The Washington Post’s Catherine Rampell released an article yesterday that basically shat on progressive youth organizations. Rampell makes the claim, as so many uninformed journalists do, that the recent surge in youth turnout should be accredited solely to Barack Obama and not in the least to youth activist organizations.
She mentions Rock the Vote and Declare Yourself specifically, and ignores every other organization that has been working hard in the past 5 years. She clearly has had no involvement in this movement, and failed to look beyond what is covered in the mainstream media in order to write this one-sided piece. First off, she attacks groups for making voting to appear as a rebellious act, a way to fight the system. While this might have been a popular tactic in the 90’s (when young people didn’t vote), it is not the case today. The millennial generation that is driving this movement doesn’t share the apathetic rebellious attitude towards politics that its predecessors of Gen X did. Instead, they are more likely to accept the system that has been created and work within it to create a positive change. The notion that voting is a way to “stick it to the man” died a long time ago. P. Diddy tried to revive it with his bullshit public image campaign in 04’ “Vote or Die”, and he failed miserably.
Ms Rampell claims that “removing barriers to registration generally results not in an increase in youth turnout, but, rather in a decline in the proportion of those registered to vote.” How is it then that in 04’ 81% of all registered 18-29 olds voted? While the youth turnout was not as high as expected that year, those who were registered mostly showed up. Therefore removing barriers to registration does increase voting. This is exactly what HeadCount and other groups have been doing for the past 5 years. Barack Obama has given many young people a candidate to believe in and vote for, but he hasn’t made it any easier for them to vote. Even with the help of voter registration organizations, thousands of people will be denied their basic right to vote because of unjust laws created by their state or local board of elections.

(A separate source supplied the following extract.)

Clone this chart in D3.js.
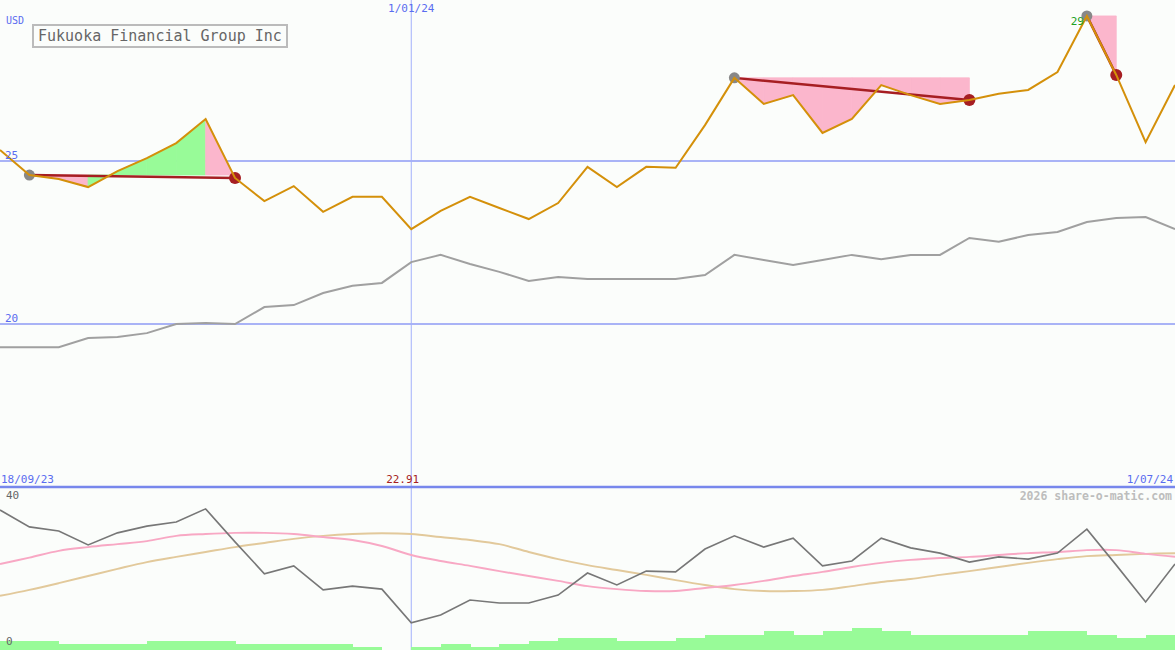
<!DOCTYPE html>
<html><head><meta charset="utf-8">
<script src="https://cdn.jsdelivr.net/npm/d3@7"></script>
<style>
html,body{margin:0;padding:0;background:#fbfdfb;}
svg{display:block;font-family:"DejaVu Sans Mono","Liberation Mono",monospace;}
</style></head>
<body><svg id="c" width="1175" height="650"></svg>
<script>
// ---------- data ----------
const title = "Fukuoka Financial Group Inc";
const currency = "USD";
const dates = ["25/09/23","2/10/23","9/10/23","16/10/23","23/10/23","30/10/23","6/11/23","13/11/23","20/11/23","27/11/23",
  "4/12/23","11/12/23","18/12/23","25/12/23","1/01/24","8/01/24","15/01/24","22/01/24","29/01/24","5/02/24",
  "12/02/24","19/02/24","26/02/24","4/03/24","11/03/24","18/03/24","25/03/24","1/04/24","8/04/24","15/04/24",
  "22/04/24","29/04/24","6/05/24","13/05/24","20/05/24","27/05/24","3/06/24","10/06/24","17/06/24","24/06/24","1/07/24"];
const price = [25.34,24.57,24.45,24.20,24.69,25.09,25.55,26.29,24.48,23.77,
  24.23,23.44,23.90,23.90,22.91,23.47,23.90,23.56,23.22,23.71,
  24.82,24.20,24.82,24.79,26.10,27.55,26.75,27.02,25.86,26.29,
  27.33,27.02,26.75,26.87,27.06,27.18,27.73,29.45,27.64,25.58,27.33];
const compare = [19.29,19.29,19.29,19.57,19.60,19.72,20.00,20.03,20.00,20.52,
  20.58,20.95,21.17,21.26,21.90,22.12,21.84,21.60,21.32,21.44,
  21.38,21.38,21.38,21.38,21.50,22.12,21.96,21.81,21.96,22.12,
  21.99,22.12,22.12,22.64,22.52,22.73,22.82,23.13,23.25,23.28,22.91];
const osc = [36.0,31.5,30.4,26.7,29.9,31.7,32.8,36.3,27.5,19.0,
  21.1,14.7,15.7,14.9,5.9,8.0,12.0,11.2,11.2,13.3,
  19.2,16.0,19.7,19.5,25.6,29.1,26.1,28.5,21.1,22.4,
  28.5,25.9,24.5,22.1,23.5,22.9,24.5,30.9,21.3,11.5,21.6];
const oscFast = [21.6,23.3,25.1,26.1,26.9,27.7,29.1,29.6,29.9,29.9,
  29.6,28.8,28.0,26.4,24.0,22.4,21.1,19.7,18.4,17.1,
  15.7,14.9,14.4,14.4,15.2,16.0,17.1,18.4,19.5,20.8,
  21.9,22.7,23.2,23.5,24.0,24.5,24.8,25.3,25.3,24.3,23.5];
const oscSlow = [13.1,14.7,16.5,18.4,20.3,22.1,23.5,24.8,26.1,27.2,
  28.3,29.1,29.6,29.8,29.6,28.8,28.0,26.9,24.8,22.9,
  21.3,20.0,18.7,17.3,16.0,14.9,14.4,14.4,14.7,15.7,
  16.8,17.6,18.7,19.7,20.8,21.9,22.9,23.7,24.0,24.3,24.5];
const volume = [3,3,2,2,2,3,3,3,2,2,
  2,2,1,0,1,2,1,2,3,4,
  4,3,3,4,5,5,6,5,6,7,
  6,5,5,5,5,6,6,5,4,5];
// trades: entry index, exit index
const tradeEntry = [1,25,37];
const tradeExit = [8,33,38];
const priceTicks = [20,25];
const oscTicks = [0,40];
const xLabelStart = "18/09/23";
const xLabelMid = "1/01/24";
const xLabelEnd = "1/07/24";
const minLabel = "22.91";
const maxLabel = "29";
const credit = "2026 share-o-matic.com";

// ---------- scales ----------
const W = 1175, H = 650;
const svg = d3.select("#c");
const x = d3.scalePoint().domain(dates).range([0, W]);
const xi = i => x(dates[i]);
const y = d3.scaleLinear().domain([20,25]).range([324,161]);
const yo = d3.scaleLinear().domain([0,40]).range([645,495]);
const yv = d3.scaleLinear().domain([0,10]).range([650,619]);

svg.append("rect").attr("width",W).attr("height",H).attr("fill","#fbfdfb");

// grid
svg.selectAll(".hg").data(priceTicks).join("line")
  .attr("x1",0).attr("x2",W).attr("y1",d=>y(d)).attr("y2",d=>y(d))
  .attr("stroke","#a9b3f6").attr("stroke-width",2);
svg.append("line").attr("x1",xi(14)).attr("x2",xi(14)).attr("y1",0).attr("y2",H)
  .attr("stroke","#a3b0fb").attr("stroke-width",1);

// volume bars
svg.selectAll(".vb").data(volume).join("rect")
  .attr("x",(d,i)=>xi(i)).attr("width",(d,i)=>xi(i+1)-xi(i)+0.5)
  .attr("y",d=>yv(d)).attr("height",d=>yv(0)-yv(d))
  .attr("fill","#98fb98").attr("shape-rendering","crispEdges");

// trade fills
tradeEntry.forEach((e,k)=>{
  const ex = tradeExit[k];
  const base = y(price[e]);
  for(let i=e;i<ex;i++){
    const pts = [[xi(i),base],[xi(i),y(price[i])],[xi(i+1),y(price[i+1])],[xi(i+1),base]];
    const col = price[i+1] > price[e] ? "#98fb98" : "#fbb6cc";
    svg.append("path").attr("d",d3.line()(pts)+"Z")
      .attr("fill", col).attr("stroke", col).attr("stroke-width",0.8);
  }
  svg.append("line").attr("x1",xi(e)).attr("y1",y(price[e])).attr("x2",xi(ex)).attr("y2",y(price[ex]))
    .attr("stroke","#a61e22").attr("stroke-width",2.5);
  svg.append("circle").attr("cx",xi(e)).attr("cy",y(price[e])).attr("r",5.5).attr("fill","#888");
  svg.append("circle").attr("cx",xi(ex)).attr("cy",y(price[ex])).attr("r",6).attr("fill","#a61e22");
});

// lines
svg.append("path").datum(compare).attr("d",d3.line().x((d,i)=>xi(i)).y(d=>y(d))).attr("fill","none")
  .attr("stroke","#a0a0a0").attr("stroke-width",2);
svg.append("path").datum(price).attr("d",d3.line().x((d,i)=>xi(i)).y(d=>y(d))).attr("fill","none")
  .attr("stroke","#d4900a").attr("stroke-width",2);

const lo = d3.line().x((d,i)=>xi(i)).y(d=>yo(d));
const loS = d3.line().x((d,i)=>xi(i)).y(d=>yo(d)).curve(d3.curveCatmullRom.alpha(0.5));
svg.append("path").datum(oscSlow).attr("d",loS).attr("fill","none").attr("stroke","#e2c99b").attr("stroke-width",2);
svg.append("path").datum(oscFast).attr("d",loS).attr("fill","none").attr("stroke","#f8a8c4").attr("stroke-width",2);
svg.append("path").datum(osc).attr("d",lo).attr("fill","none").attr("stroke","#777").attr("stroke-width",1.6);

// separator
svg.append("line").attr("x1",0).attr("x2",W).attr("y1",487).attr("y2",487)
  .attr("stroke","#7787ec").attr("stroke-width",2.5);

// texts
const blue = "#5a6cf0";
svg.append("text").attr("x",6).attr("y",24).attr("font-size",10).attr("fill",blue).text(currency);
svg.selectAll(".pt").data(priceTicks).join("text").attr("x",5).attr("y",d=>y(d)-2)
  .attr("font-size",11).attr("fill",blue).text(d=>d);
svg.append("text").attr("x",xi(14)).attr("y",12).attr("text-anchor","middle").attr("font-size",11).attr("fill",blue).text(xLabelMid);
svg.append("text").attr("x",1).attr("y",483).attr("font-size",11).attr("fill",blue).text(xLabelStart);
svg.append("text").attr("x",1173).attr("y",483).attr("text-anchor","end").attr("font-size",11).attr("fill",blue).text(xLabelEnd);
svg.append("text").attr("x",xi(14)+8).attr("y",483).attr("text-anchor","end").attr("font-size",11).attr("fill","#a61e22").text(minLabel);
svg.append("text").attr("x",xi(37)-3).attr("y",25).attr("text-anchor","end").attr("font-size",11).attr("fill","#22a022").text(maxLabel);
svg.append("text").attr("x",1172).attr("y",500).attr("text-anchor","end").attr("font-size",11.5).attr("font-weight","bold").attr("fill","#bdbdbd").text(credit);
svg.selectAll(".ot").data(oscTicks).join("text").attr("x",6).attr("y",d=>yo(d)+(d===0?0:4))
  .attr("font-size",11).attr("fill","#666").text(d=>d);

// title box
svg.append("rect").attr("x",33).attr("y",25).attr("width",254).attr("height",22)
  .attr("fill","#fbfdfb").attr("stroke","#bbb").attr("stroke-width",2);
svg.append("text").attr("x",38).attr("y",41).attr("font-size",15).attr("fill","#666").text(title);
</script></body></html>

The real problem with this article is that Ms. Rampell hasn’t been paying attention for the past 5 years. Her arguments point out all the flaws in youth organizing and voting in the 90’s, and for the most part they are correct. But now it’s 2008 and for the past five years progressive organizations have been working hard to drop the bogus tactics used in the past such as celebrity endorsements and shallow media campaigns in exchange for grass-roots peer-to-peer organizing which are mostly responsible for the recent turn-out in young voters.
I can understand how the average citizen might have missed how all of this has been happening in the past 5 years. Most grass-roots organizations are shunned by mainstream media, and unless you’re going to the places where these groups work you may not have been aware of their existence. But isn’t it the job of a journalist to dig a little deeper than that? If Ms Rampell had put any effort into researching the topic beforehand, she might have talked to some people or read some articles that informed her of what has been going on in youth organizing.